2. Background

The 818 area code was created in 1984 when it was geographically split from the 213 area code. In 1997, the original 818 area code was split creating the 626 area code and the current 818 area code. The current 818 area code covers predominantly the San Fernando Valley area of Los Angeles County in Southern California.

In Decision (D.) 99-10-022, the Commission approved a two-way split of the 818 area code as a backup plan to the number conservation measures it ordered in that decision. As a result, thousand-block number pooling and other conservation measures have extended the life of the 818 area code and delayed the need for an area code change.3 However, at this point in time, conservation measures have run their course, and the remaining supply of numbers has dwindled to the point that a new area code must be opened. NANPA estimates that the 818 area code will exhaust in the third quarter of 2009. 4

The application presents two alternatives.

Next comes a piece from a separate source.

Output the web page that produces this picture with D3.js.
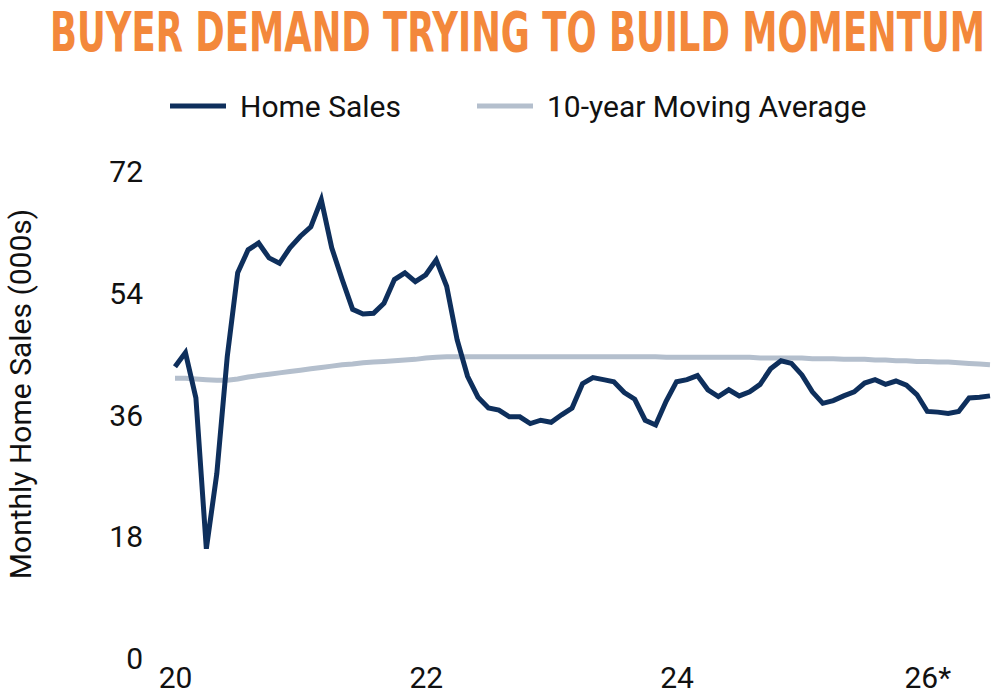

The first alternative consists of an area code split, which would geographically divide the 818 area code into two area codes. This is the same split adopted in D.99-10-022. In a split, one side of the split retains the existing area code, while the other side acquires the new area code. The other alternative is an all-services overlay where the original and new area codes apply to the same geographic area. Both alternatives result in area codes estimated to exhaust in 24-26 years.

3 Thousand-block number pooling is a resource allocation system that divides a prefix or central office code (NXX code), which is a group of 10,000 telephone numbers, into ten sequential blocks or groups of 1,000 telephone numbers and allocates telephone numbers in blocks of 1,000. This system allows multiple service providers operating in the same rate area to share the ten thousand-blocks in a prefix at the thousand-block level.

4 An area code reaches "exhaust" when the supply of available central office codes or NXX codes (three-digit prefixes in common parlance) is depleted.